Woman’s attention to details.
We are not obliged to decide the question whether women’s mental powers are or are not inferior to those of men.[91] We are obliged to consider only whether the limits of female intelligence are so tightly drawn that religion, and even superstition, are for it inevitable. Those who maintain that women are in some sort condemned to error argue from certain essential elements in her character; let us examine accordingly the peculiarity of her intelligence and of her sensibility. The female mind, it has been said, is less abstract than that of the male; women are more impressionable on the side of the senses and of the imagination, are more readily appealed to by what is beautiful and striking and coloured: thence arises their need for myths, for symbols, for a cult, for rites that speak to the eye. We reply that this need is not absolute: are not Protestant women content with a cult which does not appeal to the senses? And in any event, an imaginative spirit is not necessarily superstitious. Superstition is a matter of education, not of nature; there is a certain maturity of mind which lends no encouragement to superstition. I have known a number of women who did not possess one superstition among them and were incapable of acquiring one; there was no distinction in this respect to be observed between their intelligence and that of a man; the conception of the world as an orderly succession of phenomena, once really accepted by the human mind, maintains itself by its own power, without aid from without, as the fact in the long run always does.
Female credulity.
A second trait of female intelligence, which has also been made use of, is its credulity—by which religion has so largely profited. Women are more credulous than men, in this sense: they possess a certain confidence in men, whom they recognize as stronger and more widely experienced than themselves; they willingly believe whatever grave men, whom they are accustomed to venerate, men like priests, assert. Their credulity is thus in a great part a mere form of their natural need to lean on some member of the opposite sex. Conceive a religion originated and administered solely by women; it would be looked upon with great distrust by women, in general. The day men cease to believe, female credulity—in especial that of the average woman, who is accustomed to judge with the eyes and intelligence of someone else—will be profoundly affected. I once asked a maid who had remained thirty years in the same house what were her beliefs. “Those of my master,” she replied; her master was an atheist.

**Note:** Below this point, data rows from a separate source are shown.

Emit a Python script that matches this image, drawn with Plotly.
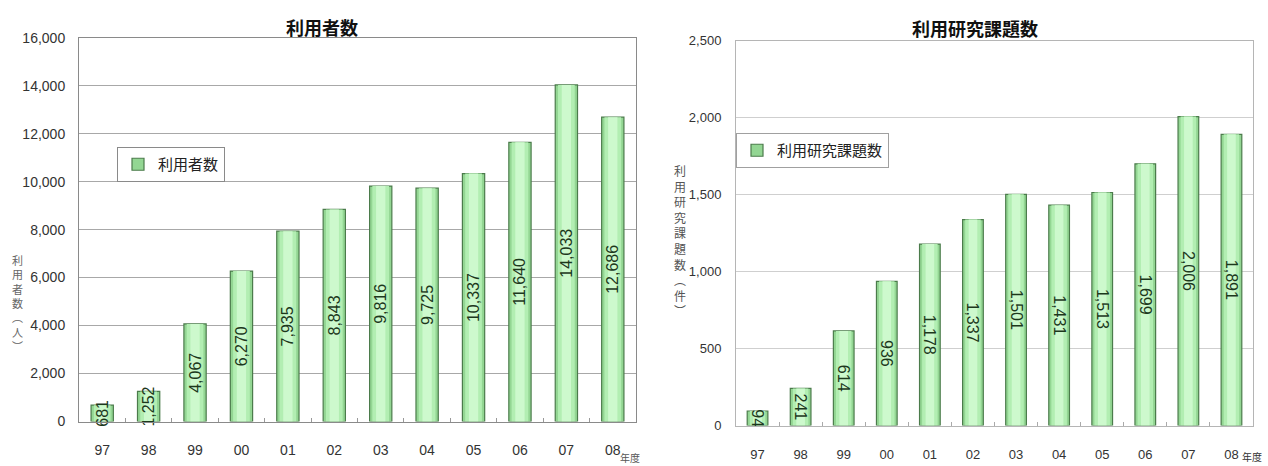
import plotly.graph_objects as go

# ---- data ----
years = ['97', '98', '99', '00', '01', '02', '03', '04', '05', '06', '07', '08']
users = [681, 1252, 4067, 6270, 7935, 8843, 9816, 9725, 10337, 11640, 14033, 12686]
projects = [94, 241, 614, 936, 1178, 1337, 1501, 1431, 1513, 1699, 2006, 1891]

title_left = '利用者数'
title_right = '利用研究課題数'
ytitle_left = ['利', '用', '者', '数', '︵', '人', '︶']
ytitle_right = ['利', '用', '研', '究', '課', '題', '数', '︵', '件', '︶']
xunit = '年度'

W, H = 1268, 466


def fx(p):
    return p / W


def fy(p):
    return 1 - p / H


NUM_FONT = 'Liberation Sans Narrow, Liberation Sans, Arial, sans-serif'
CJK_FONT = 'Noto Sans CJK JP, sans-serif'

fig = go.Figure()

layers = [
    (0.48, '#93d693', dict(color='#4b7b4b', width=1.2)),
    (0.36, '#b2eeb2', dict(width=0)),
    (0.20, '#cdf9cd', dict(width=0)),
]


def add_series(vals, name, xa, ya, legend, angle, fsize):
    for i, (w, col, line) in enumerate(layers):
        last = i == len(layers) - 1
        fig.add_trace(go.Bar(
            x=years, y=vals, name=name, width=w,
            marker=dict(color=col, line=line),
            xaxis=xa, yaxis=ya, legend=legend,
            showlegend=(i == 0),
            text=[f'{v:,}' for v in vals] if last else None,
            textposition='inside' if last else None,
            insidetextanchor='middle',
            textangle=angle,
            constraintext='none',
            cliponaxis=False,
            textfont=dict(family=NUM_FONT, size=fsize, color='#1c381c'),
            hoverinfo='skip',
        ))


add_series(users, '利用者数', 'x', 'y', 'legend', -90, 16)
add_series(projects, '利用研究課題数', 'x2', 'y2', 'legend2', 90, 16)

tickfont = dict(family=NUM_FONT, size=14, color='#333333')

fig.update_layout(
    width=W, height=H,
    margin=dict(l=0, r=0, t=0, b=0),
    paper_bgcolor='white', plot_bgcolor='white',
    barmode='overlay',
    xaxis=dict(domain=[fx(79), fx(636)], anchor='y', type='category', automargin=False,
               showline=True, linecolor='#8a8a8a', mirror=True,
               ticks='inside', tickson='boundaries', ticklen=4, tickcolor='#999999',
               tickfont=tickfont, ticklabelstandoff=16, showgrid=False),
    yaxis=dict(domain=[fy(421.5), fy(37.7)], anchor='x', range=[0, 16000], dtick=2000,
               automargin=False,
               tickformat=',', showline=True, linecolor='#8a8a8a', mirror=True,
               gridcolor='#a8a8a8', gridwidth=1, tickfont=tickfont,
               ticks='', ticklabelstandoff=10, zeroline=False),
    xaxis2=dict(domain=[fx(736), fx(1253)], anchor='y2', type='category', automargin=False,
                showline=True, linecolor='#b5b5b5', mirror=True,
                ticks='inside', tickson='boundaries', ticklen=4, tickcolor='#aaaaaa',
                tickfont=dict(family=NUM_FONT, size=13, color='#333333'),
                ticklabelstandoff=17, showgrid=False),
    yaxis2=dict(domain=[fy(425.5), fy(40.5)], anchor='x2', range=[0, 2500], dtick=500,
                automargin=False,
                tickformat=',', showline=True, linecolor='#b5b5b5', mirror=True,
                gridcolor='#cfcfcf', gridwidth=1,
                tickfont=dict(family=NUM_FONT, size=13, color='#333333'),
                ticks='', ticklabelstandoff=11, zeroline=False),
    legend=dict(x=fx(117), y=fy(147), xanchor='left', yanchor='top',
                bgcolor='white', bordercolor='#8a8a8a', borderwidth=1,
                font=dict(family=CJK_FONT, size=15, color='#222222'),
                itemwidth=30),
    legend2=dict(x=fx(736), y=fy(133), xanchor='left', yanchor='top',
                 bgcolor='white', bordercolor='#a0a0a0', borderwidth=1,
                 font=dict(family=CJK_FONT, size=15, color='#222222'),
                 itemwidth=30),
    showlegend=True,
)


def A(text, x, y, size, color, bold=False):
    return dict(text=f'<b>{text}</b>' if bold else text, x=fx(x), y=fy(y),
                xref='paper', yref='paper', xanchor='center', yanchor='middle',
                showarrow=False, font=dict(family=CJK_FONT, size=size, color=color))


ann = [
    A(title_left, 322, 27, 18, '#111111', True),
    A(title_right, 975, 28, 18, '#111111', True),
    A('<br>'.join(ytitle_left), 17, 303, 11, '#666666'),
    A('<br>'.join(ytitle_right), 680, 240, 12, '#555555'),
    A(xunit, 630, 457, 10, '#555555'),
    A(xunit, 1252, 456, 10, '#333333'),
]
fig.update_layout(annotations=ann)

fig.write_html('out.html')
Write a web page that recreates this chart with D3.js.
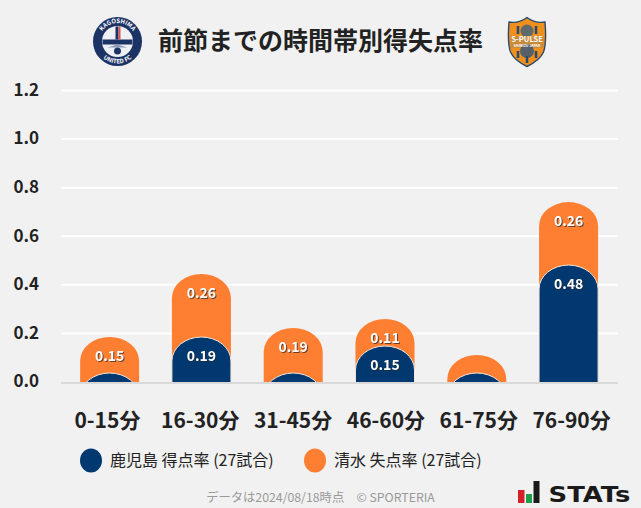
<!DOCTYPE html>
<html>
<head>
<meta charset="utf-8">
<script src="https://cdn.jsdelivr.net/npm/d3@7"></script>
<style>
  html, body { margin: 0; padding: 0; background: #f1f1f1; }
  svg, svg text { font-family: "Noto Sans CJK JP", "Noto Sans", sans-serif; }
  svg { display: block; }
  .y-axis text { font-size: 17px; font-weight: 700; fill: #222; }
  .x-axis text { font-size: 21px; font-weight: 700; fill: #222; }
  .bar-label { font-size: 14px; font-weight: 700; fill: #fff; text-anchor: middle; filter: drop-shadow(1px 1px 0 rgba(40,40,40,.7)); }
</style>
</head>
<body>
<div id="chart"></div>
<script>
const categories = ['0-15分', '16-30分', '31-45分', '46-60分', '61-75分', '76-90分'];
const homeValues = [0.037, 0.1852, 0.037, 0.1481, 0.037, 0.4815];
const awayValues = [0.1481, 0.2593, 0.1852, 0.1111, 0.0741, 0.2593];
const yTicks = [0, 0.2, 0.4, 0.6, 0.8, 1.0, 1.2];
const seriesNames = ['鹿児島 得点率 (27試合)', '清水 失点率 (27試合)'];
const seriesColors = ['#00386f', '#ff7f32'];
const minLabel = 0.1;

const width = 641;
const height = 508;

const svg = d3.select('#chart')
  .append('svg')
  .attr('width', width)
  .attr('height', height);

svg.append('rect')
  .attr('width', width)
  .attr('height', height)
  .attr('fill', '#f1f1f1');

const xScale = d3.scaleBand()
  .domain(categories)
  .range([63.6, 614.6])
  .paddingInner(0.357)
  .paddingOuter(0.18);

// the tick labels sit on the full width of the plot, the bars a little inside it
const xAxisScale = d3.scaleBand()
  .domain(categories)
  .range([61, 618]);

const yScale = d3.scaleLinear()
  .domain([0, 1.2])
  .range([382, 90.5]);

// grid
svg.append('g')
  .selectAll('line')
  .data(yTicks.slice(1))
  .enter()
  .append('line')
  .attr('x1', 61)
  .attr('x2', 618)
  .attr('y1', d => yScale(d))
  .attr('y2', d => yScale(d))
  .attr('stroke', '#fff')
  .attr('stroke-width', 2);

svg.append('defs')
  .append('clipPath')
  .attr('id', 'plot-clip')
  .append('rect')
  .attr('x', 0)
  .attr('y', 0)
  .attr('width', width)
  .attr('height', yScale(0));

// bar with an elliptical top, cut off by the baseline when it is short
function barPath(x, w, top) {
  const rx = w / 2;
  const ry = 24;
  return `M${x},${yScale(0) + 30}V${top + ry}A${rx},${ry} 0 0 1 ${x + w},${top + ry}V${yScale(0) + 30}Z`;
}

const bars = svg.append('g').attr('clip-path', 'url(#plot-clip)');

bars.selectAll('.away-bar')
  .data(categories)
  .enter()
  .append('path')
  .attr('class', 'away-bar')
  .attr('d', (d, i) => barPath(xScale(d), xScale.bandwidth(), yScale(homeValues[i] + awayValues[i])))
  .attr('fill', seriesColors[1]);

bars.selectAll('.home-bar')
  .data(categories)
  .enter()
  .append('path')
  .attr('class', 'home-bar')
  .attr('d', (d, i) => barPath(xScale(d), xScale.bandwidth(), yScale(homeValues[i])))
  .attr('fill', seriesColors[0])
  .attr('stroke', '#f3e6dc')
  .attr('stroke-width', 1);

// baseline
svg.append('line')
  .attr('x1', 61)
  .attr('x2', 618)
  .attr('y1', yScale(0) + 1)
  .attr('y2', yScale(0) + 1)
  .attr('stroke', '#d9d9d9')
  .attr('stroke-width', 2);

// labels
svg.selectAll('.home-label')
  .data(categories)
  .enter()
  .filter((d, i) => homeValues[i] >= minLabel)
  .append('text')
  .attr('class', 'bar-label')
  .attr('x', d => xScale(d) + xScale.bandwidth() / 2)
  .attr('y', d => yScale(homeValues[categories.indexOf(d)]) + 24)
  .text(d => homeValues[categories.indexOf(d)].toFixed(2));

svg.selectAll('.away-label')
  .data(categories)
  .enter()
  .filter((d, i) => awayValues[i] >= minLabel)
  .append('text')
  .attr('class', 'bar-label')
  .attr('x', d => xScale(d) + xScale.bandwidth() / 2)
  .attr('y', d => {
    const i = categories.indexOf(d);
    return yScale(homeValues[i] + awayValues[i]) + 24;
  })
  .text(d => awayValues[categories.indexOf(d)].toFixed(2));

// axes
const yAxis = svg.append('g')
  .attr('class', 'y-axis')
  .attr('transform', 'translate(39,0)')
  .call(d3.axisLeft(yScale).tickValues(yTicks).tickFormat(d3.format('.1f')).tickSize(0).tickPadding(0));
yAxis.select('.domain').remove();
yAxis.selectAll('text').attr('dy', '0.28em');

const xAxis = svg.append('g')
  .attr('class', 'x-axis')
  .attr('transform', 'translate(0,413)')
  .call(d3.axisBottom(xAxisScale).tickSize(0).tickPadding(0));
xAxis.select('.domain').remove();

// title
svg.append('text')
  .attr('x', 320.5)
  .attr('y', 50)
  .attr('text-anchor', 'middle')
  .attr('font-size', 25)
  .attr('font-weight', 700)
  .attr('fill', '#222')
  .text('前節までの時間帯別得失点率');

// home crest
const defs = svg.select('defs');
defs.append('path').attr('id', 'arc-top').attr('d', 'M-18.5,0A18.5,18.5 0 0 1 18.5,0');
defs.append('path').attr('id', 'arc-bottom').attr('d', 'M-22,0A22,22 0 0 0 22,0');

const home = svg.append('g').attr('transform', 'translate(117.5,41.5)');
home.append('circle').attr('r', 24.5).attr('fill', '#1c3365');
home.append('circle').attr('r', 15.5).attr('fill', '#eef0f4');
home.append('path').attr('d', 'M-15,-2H15V3H-15Z').attr('fill', '#1c3365');
home.append('path').attr('d', 'M-2,-15H1V-2H-2Z').attr('fill', '#1c3365');
home.append('path').attr('d', 'M1,-15H3V-2H1Z').attr('fill', '#d9534f');
home.append('path').attr('d', 'M-10,6L0,3L10,6Z').attr('fill', '#8d99b5');
home.append('circle').attr('cy', 9.5).attr('r', 3.5).attr('fill', '#1c3365');
home.append('text').attr('font-size', 6).attr('font-weight', 700).attr('fill', '#fff')
  .append('textPath').attr('href', '#arc-top').attr('startOffset', '50%').attr('text-anchor', 'middle').text('KAGOSHIMA');
home.append('text').attr('font-size', 6).attr('font-weight', 700).attr('fill', '#fff')
  .append('textPath').attr('href', '#arc-bottom').attr('startOffset', '50%').attr('text-anchor', 'middle').text('UNITED FC');

// away crest
const away = svg.append('g').attr('transform', 'translate(527,42)');
away.append('path')
  .attr('d', 'M0,-24.5C6,-20 12,-19 18,-20C19,-8 19,3 16.5,10C14,16 7,21 0,24.5C-7,21 -14,16 -16.5,10C-19,3 -19,-8 -18,-20C-12,-19 -6,-20 0,-24.5Z')
  .attr('fill', '#ef8f1c')
  .attr('stroke', '#294a70')
  .attr('stroke-width', 1.4);
away.append('circle').attr('cy', -11).attr('r', 6.5).attr('fill', '#5f6a6a');
away.append('rect').attr('x', -16.5).attr('y', -6).attr('width', 33).attr('height', 12).attr('fill', '#c98a3a');
away.append('circle').attr('cy', 9).attr('r', 7).attr('fill', '#55606a');
away.append('path').attr('d', 'M-9,9V16M9,9V16M0,14V21M-9,-16V-8M9,-16V-8').attr('stroke', '#294a70').attr('stroke-width', 2.5);
away.append('text').attr('y', -0.5).attr('text-anchor', 'middle').attr('font-size', 7.5).attr('font-weight', 700).attr('fill', '#fff').text('S-PULSE');
away.append('text').attr('y', 5).attr('text-anchor', 'middle').attr('font-size', 3.5).attr('font-weight', 700).attr('fill', '#fff').text('SHIMIZU JAPAN');

// legend
const legendX = [91, 315];
const legend = svg.selectAll('.legend')
  .data(seriesNames)
  .enter()
  .append('g')
  .attr('class', 'legend')
  .attr('transform', (d, i) => `translate(${legendX[i]},460.5)`);

legend.append('ellipse')
  .attr('rx', 11)
  .attr('ry', 12)
  .attr('fill', (d, i) => seriesColors[i]);

legend.append('text')
  .attr('x', 19)
  .attr('y', 5.5)
  .attr('font-size', 16)
  .attr('fill', '#222')
  .text(d => d);

// footer
svg.append('text')
  .attr('x', 320.5)
  .attr('y', 502)
  .attr('text-anchor', 'middle')
  .attr('font-size', 12.3)
  .attr('fill', '#999')
  .text('データは2024/08/18時点　© SPORTERIA');

// stats logo
const logo = svg.append('g').attr('transform', 'translate(518,481)');
logo.append('rect').attr('x', 0).attr('y', 9).attr('width', 6.5).attr('height', 13).attr('fill', '#d5202a');
logo.append('rect').attr('x', 8).attr('y', 13).attr('width', 6).attr('height', 9).attr('fill', '#1f9d4d');
logo.append('rect').attr('x', 15.5).attr('y', 0).attr('width', 6).attr('height', 22).attr('fill', '#1a1a1a');
logo.append('text')
  .attr('x', 30.5)
  .attr('y', 21)
  .style('font-family', '"DejaVu Sans", sans-serif')
  .attr('font-size', 21)
  .attr('font-weight', 700)
  .attr('textLength', 82)
  .attr('lengthAdjust', 'spacingAndGlyphs')
  .attr('fill', '#1a1a1a')
  .text('STATs');
</script>
</body>
</html>
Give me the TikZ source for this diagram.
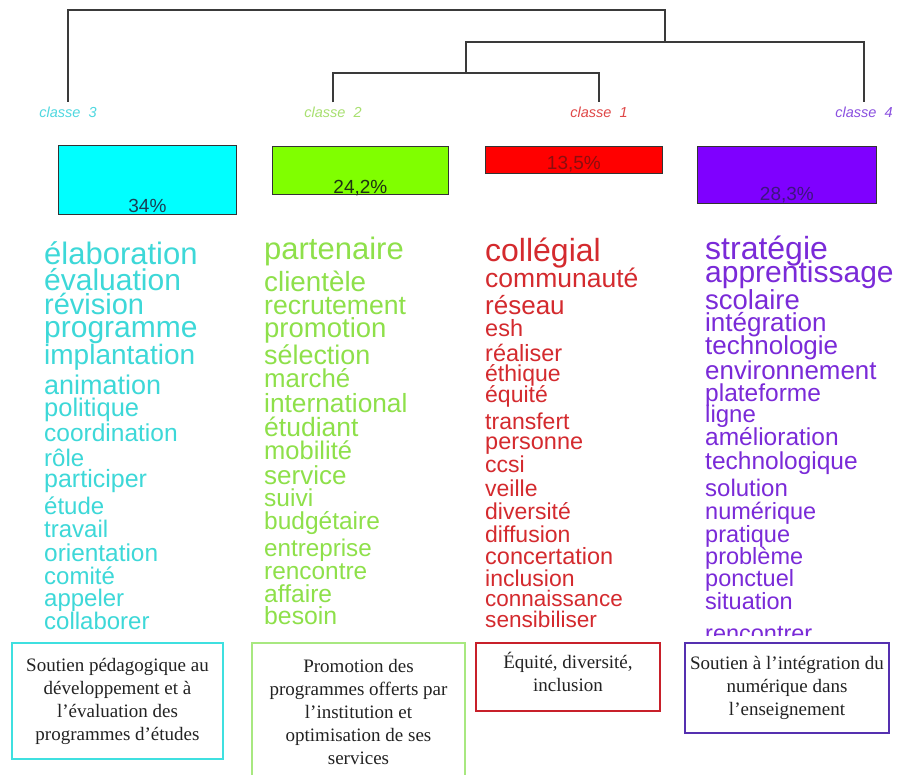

The same question was put to the wife of a member of the Institute. She replied: “I was a Catholic until I was married. After I was married I began to appreciate the superiority of my husband’s mind, I saw that he did not believe in religion, and I ceased to believe in it entirely myself.”
Female conservatism.
A third trait of the feminine character is its conservativeness, its friendliness to tradition, its indisposition to initiative. Respect for power and authority, Spencer says, predominates in women, influences their ideas and sentiments in regard to all institutions, and tends to strengthen political and ecclesiastical governments. For the same reason women are particularly inclined to put faith in whatever is imposing; doubt, criticism, a disposition to question whatever is established is rare among them, Mr. Spencer thinks. Women certainly do possess a more conservative disposition than men in religion and in politics; it has been so found in England where women vote on municipal questions, and in our judgment the rôle that woman should play in this world is precisely that of conservatism; as a young girl, she must guard her person as a treasure, must be always suspicious of she knows not precisely what; then as a wife she must watch over her child, her house, her husband; must preserve, retain, defend, embrace somebody or something. Is it a thing to be complained of? Is it not to this instinct that we owe our life, and if difference in sex, or sexual functions, involves grave differences in character, must we conclude from this fact that women possess an irremediable civil and religious incapacity? No; conservatism may be of service in the ranks of truth as in the ranks of error; all depends on what is given to conserve. If women are more philosophically and scientifically educated, their conservatism may do good service.
Female timidity.
A final trait of the feminine mind, very like the preceding, is that women are more given to an absorption in detail, are less courageous, are more capable of dealing with particular details than with general ideas and things as a whole, and are more inclined to narrow and literal interpretations than men. If a woman, for example, is intrusted with any administrative office she will execute every rule to the letter with an exaggerated conscientiousness and a naïve anxiety. The conclusion is that women will always lend comfort to literal religions and to superstitious practices. In our opinion this penchant for minutiæ and for scrupulousness which is so frequently observed among women may become, on the contrary, an important factor of incredulity when women are sufficiently instructed to perceive at first hand the innumerable contradictions and ambiguities of the texts they are dealing with. An enlightened scruple is a keener instrument of doubt than of faith.
We confess we do not yet see that the differences, native or acquired, between the male and the female brain suffice to constitute women a sort of inferior caste, devoted by their birth to religion and the service of myth, while men are reserved for science and philosophy.